Requirements –
Retype the lines beneath this one, from the first through the line containing "32250, 31000, 30450];". Pictures are left out.

Provided data –
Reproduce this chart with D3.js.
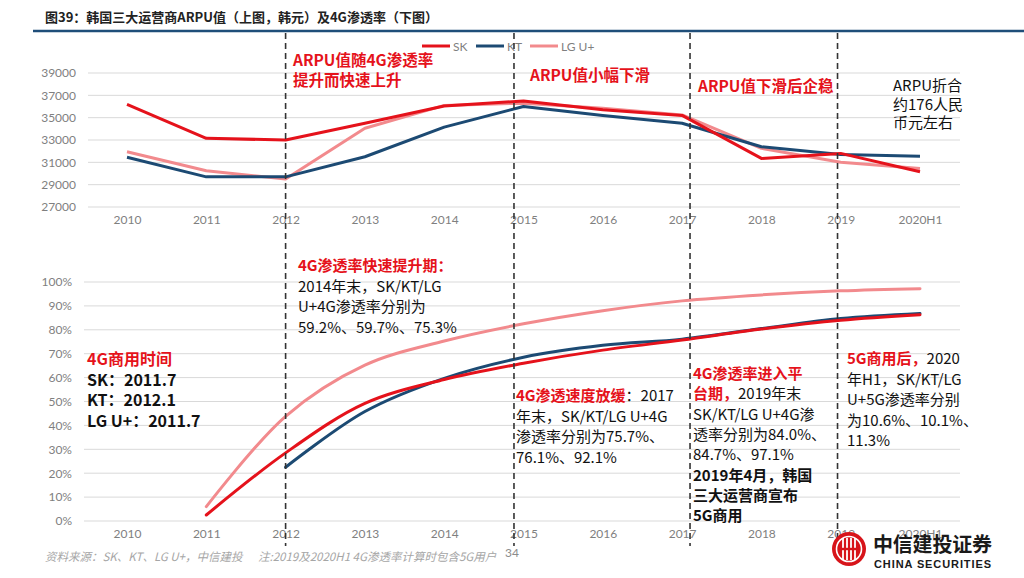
<!DOCTYPE html>
<html>
<head>
<meta charset="utf-8">
<script src="https://d3js.org/d3.v7.min.js"></script>
<style>
  body { margin: 0; background: #fff; }
  svg { display: block; font-family: "Noto Sans CJK SC", sans-serif; }
</style>
</head>
<body>
<div id="chart"></div>
<script>
// categories and values
const years = ['2010', '2011', '2012', '2013', '2014', '2015', '2016', '2017', '2018', '2019', '2020H1'];

const arpuSK = [36200, 33150, 33000, 34500, 36050, 36500, 35700, 35200, 31350, 31800, 30150];
const arpuKT = [31450, 29700, 29700, 31500, 34150, 36000, 35200, 34500, 32400, 31700, 31550];
const arpuLG = [31950, 30250, 29500, 34050, 36100, 36300, 35850, 35250, 32250, 31000, 30450];

const penSK = [null, 2.5, 28.5, 49.2, 59.2, 66.0, 71.5, 75.7, 80.3, 84.0, 86.3];
const penKT = [null, null, 22.5, 45.8, 59.7, 68.5, 73.5, 76.1, 80.5, 84.7, 86.8];
const penLG = [null, 6.0, 43.8, 65.2, 75.3, 82.5, 88.0, 92.1, 94.6, 96.3, 97.2];

const arpuTicks = [27000, 29000, 31000, 33000, 35000, 37000, 39000];
const penTicks = [0, 10, 20, 30, 40, 50, 60, 70, 80, 90, 100];

// period dividers, as fractional category positions
const dividers = [2, 4.88, 7.1, 8.96];

const seriesNames = ['SK', 'KT', 'LG U+'];
const colors = { 'SK': '#e5121b', 'KT': '#1c4a73', 'LG U+': '#f28a8d' };
const RED = '#e5121b';

const W = 1024, H = 578;
const svg = d3.select('#chart').append('svg')
  .attr('width', W).attr('height', H)
  .attr('viewBox', `0 0 ${W} ${H}`);

svg.append('rect').attr('width', W).attr('height', H).attr('fill', '#fff');

// title
svg.append('text')
  .attr('x', 45).attr('y', 22)
  .attr('font-size', 13).attr('font-weight', 'bold').attr('fill', '#222')
  .text('图39：韩国三大运营商ARPU值（上图，韩元）及4G渗透率（下图）');
svg.append('line')
  .attr('x1', 33).attr('x2', W).attr('y1', 31).attr('y2', 31)
  .attr('stroke', '#1f4e79').attr('stroke-width', 2.5);

// shared x
const x = d3.scalePoint().domain(years).range([127, 920]);
const xi = d3.scaleLinear().domain([0, years.length - 1]).range([127, 920]);
const gridX = [88, 960];

// ---------- top chart: ARPU ----------
const yTop = d3.scaleLinear().domain([27000, 39000]).range([207, 73]);

const topG = svg.append('g');
topG.append('g').selectAll('line').data(arpuTicks).join('line')
  .attr('x1', gridX[0]).attr('x2', gridX[1])
  .attr('y1', d => yTop(d)).attr('y2', d => yTop(d))
  .attr('stroke', '#d9d9d9').attr('stroke-width', 1);

topG.append('g').call(d3.axisLeft(yTop).tickValues(arpuTicks).tickSize(0).tickPadding(0).tickFormat(d3.format('d')))
  .attr('transform', 'translate(76,0)')
  .call(g => g.select('.domain').remove())
  .call(g => g.selectAll('text').attr('fill', '#7f7f7f').attr('font-size', 12).attr('font-family', 'Lato, sans-serif'));

topG.append('g').call(d3.axisBottom(x).tickSize(0).tickPadding(0))
  .attr('transform', 'translate(0,215)')
  .call(g => g.select('.domain').remove())
  .call(g => g.selectAll('text').attr('fill', '#7f7f7f').attr('font-size', 12).attr('font-family', 'Lato, sans-serif'));

const arpuData = { 'SK': arpuSK, 'KT': arpuKT, 'LG U+': arpuLG };
const lineTop = d3.line().x((d, i) => x(years[i])).y(d => yTop(d));
['LG U+', 'KT', 'SK'].forEach(name => {
  topG.append('path')
    .attr('d', lineTop(arpuData[name]))
    .attr('fill', 'none').attr('stroke', colors[name])
    .attr('stroke-width', 3).attr('stroke-linejoin', 'round');
});

// legend
const legend = svg.append('g').attr('transform', 'translate(422,46)');
seriesNames.forEach((name, i) => {
  const gx = [0, 54, 108][i];
  legend.append('line').attr('x1', gx).attr('x2', gx + 28).attr('y1', 0).attr('y2', 0)
    .attr('stroke', colors[name]).attr('stroke-width', 3);
  legend.append('text').attr('x', gx + 31).attr('y', 4.5)
    .attr('font-size', 12).attr('fill', '#7f7f7f').attr('font-family', 'Lato, sans-serif')
    .text(name);
});

// ---------- bottom chart: 4G penetration ----------
const yBot = d3.scaleLinear().domain([0, 100]).range([521, 282]);

const botG = svg.append('g');
botG.append('g').selectAll('line').data(penTicks).join('line')
  .attr('x1', 84).attr('x2', gridX[1])
  .attr('y1', d => yBot(d)).attr('y2', d => yBot(d))
  .attr('stroke', '#d9d9d9').attr('stroke-width', 1);

botG.append('g').call(d3.axisLeft(yBot).tickValues(penTicks).tickSize(0).tickPadding(0).tickFormat(d => d + '%'))
  .attr('transform', 'translate(72,0)')
  .call(g => g.select('.domain').remove())
  .call(g => g.selectAll('text').attr('fill', '#7f7f7f').attr('font-size', 12).attr('font-family', 'Lato, sans-serif'));

botG.append('g').call(d3.axisBottom(x).tickSize(0).tickPadding(0))
  .attr('transform', 'translate(0,529)')
  .call(g => g.select('.domain').remove())
  .call(g => g.selectAll('text').attr('fill', '#7f7f7f').attr('font-size', 12).attr('font-family', 'Lato, sans-serif'));

const penData = { 'SK': penSK, 'KT': penKT, 'LG U+': penLG };
const lineBot = d3.line()
  .defined(d => d != null)
  .x((d, i) => x(years[i])).y(d => yBot(d))
  .curve(d3.curveCatmullRom.alpha(0.5));
['LG U+', 'KT', 'SK'].forEach(name => {
  botG.append('path')
    .attr('d', lineBot(penData[name]))
    .attr('fill', 'none').attr('stroke', colors[name])
    .attr('stroke-width', 3).attr('stroke-linecap', 'round');
});

// dashed dividers
svg.append('g').selectAll('line').data(dividers).join('line')
  .attr('x1', d => xi(d)).attr('x2', d => xi(d))
  .attr('y1', 33).attr('y2', 546)
  .attr('stroke', '#333').attr('stroke-width', 1.6).attr('stroke-dasharray', '6,4');

// ---------- annotations ----------
function note(x0, y0, lh, size, lines) {
  const t = svg.append('text').attr('x', x0).attr('y', y0).attr('font-size', size);
  lines.forEach((segs, i) => {
    segs.forEach((s, j) => {
      const ts = t.append('tspan').text(s[0])
        .attr('fill', s[1] === 'r' ? RED : '#111')
        .attr('font-weight', s[2] ? 'bold' : 'normal');
      if (j === 0) ts.attr('x', x0).attr('dy', i === 0 ? 0 : lh);
    });
  });
}

note(293, 66, 20, 15.5, [[['ARPU值随4G渗透率', 'r', 1]], [['提升而快速上升', 'r', 1]]]);
note(530, 81, 20, 15.5, [[['ARPU值小幅下滑', 'r', 1]]]);
note(698, 92, 20, 15.5, [[['ARPU值下滑后企稳', 'r', 1]]]);
note(893, 91, 18.5, 15, [[['ARPU折合', 'k']], [['约176人民', 'k']], [['币元左右', 'k']]]);

note(87, 365, 20.7, 16, [
  [['4G商用时间', 'r', 1]],
  [['SK：2011.7', 'k', 1]],
  [['KT：2012.1', 'k', 1]],
  [['LG U+：2011.7', 'k', 1]]
]);

note(298, 271, 20.7, 15, [
  [['4G渗透率快速提升期：', 'r', 1]],
  [['2014年末，SK/KT/LG', 'k']],
  [['U+4G渗透率分别为', 'k']],
  [['59.2%、59.7%、75.3%', 'k']]
]);

note(516, 401, 20.7, 15, [
  [['4G渗透速度放缓', 'r', 1], ['：2017', 'k']],
  [['年末，SK/KT/LG U+4G', 'k']],
  [['渗透率分别为75.7%、', 'k']],
  [['76.1%、92.1%', 'k']]
]);

note(693, 379, 20.3, 15, [
  [['4G渗透率进入平', 'r', 1]],
  [['台期，', 'r', 1], ['2019年末', 'k']],
  [['SK/KT/LG U+4G渗', 'k']],
  [['透率分别为84.0%、', 'k']],
  [['84.7%、97.1%', 'k']],
  [['2019年4月，韩国', 'k', 1]],
  [['三大运营商宣布', 'k', 1]],
  [['5G商用', 'k', 1]]
]);

note(847, 364, 20.5, 15, [
  [['5G商用后，', 'r', 1], ['2020', 'k']],
  [['年H1，SK/KT/LG', 'k']],
  [['U+5G渗透率分别', 'k']],
  [['为10.6%、10.1%、', 'k']],
  [['11.3%', 'k']]
]);

// ---------- footer ----------
svg.append('text').attr('x', 45).attr('y', 561)
  .attr('font-size', 11.5).attr('font-style', 'italic').attr('fill', '#a6a6a6')
  .text('资料来源：SK、KT、LG U+，中信建投');
svg.append('text').attr('x', 258).attr('y', 561)
  .attr('font-size', 11.5).attr('font-style', 'italic').attr('fill', '#a6a6a6')
  .text('注:2019及2020H1 4G渗透率计算时包含5G用户');
svg.append('text').attr('x', 505).attr('y', 557)
  .attr('font-size', 12).attr('fill', '#8c8c8c').attr('font-family', 'Lato, sans-serif')
  .text('34');

// logo
const logo = svg.append('g').attr('transform', 'translate(849,549)');
logo.append('circle').attr('r', 17).attr('fill', '#d7141a');
logo.append('circle').attr('r', 12.5).attr('fill', 'none').attr('stroke', '#fff').attr('stroke-width', 1.6);
[-6, -2, 2, 6].forEach(dx => {
  logo.append('rect').attr('x', dx - 0.9).attr('y', -11).attr('width', 1.8).attr('height', 22).attr('fill', '#fff');
});
logo.append('rect').attr('x', -7).attr('y', -1.2).attr('width', 14).attr('height', 2.4).attr('fill', '#d7141a');
svg.append('text').attr('x', 873).attr('y', 552)
  .attr('font-size', 20).attr('font-weight', 'bold').attr('fill', '#1a1a1a')
  .attr('textLength', 119)
  .text('中信建投证券');
svg.append('text').attr('x', 874).attr('y', 568)
  .attr('font-size', 11).attr('font-weight', 'bold').attr('fill', '#1a1a1a')
  .attr('font-family', '"Liberation Sans", Arial, sans-serif')
  .attr('textLength', 117)
  .text('CHINA SECURITIES');
</script>
</body>
</html>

Answer to this task –
Reproduce this chart with D3.js.
<!DOCTYPE html>
<html>
<head>
<meta charset="utf-8">
<script src="https://d3js.org/d3.v7.min.js"></script>
<style>
  body { margin: 0; background: #fff; }
  svg { display: block; font-family: "Noto Sans CJK SC", sans-serif; }
</style>
</head>
<body>
<div id="chart"></div>
<script>
// categories and values
const years = ['2010', '2011', '2012', '2013', '2014', '2015', '2016', '2017', '2018', '2019', '2020H1'];

const arpuSK = [36200, 33150, 33000, 34500, 36050, 36500, 35700, 35200, 31350, 31800, 30150];
const arpuKT = [31450, 29700, 29700, 31500, 34150, 36000, 35200, 34500, 32400, 31700, 31550];
const arpuLG = [31950, 30250, 29500, 34050, 36100, 36300, 35850, 35250, 32250, 31000, 30450];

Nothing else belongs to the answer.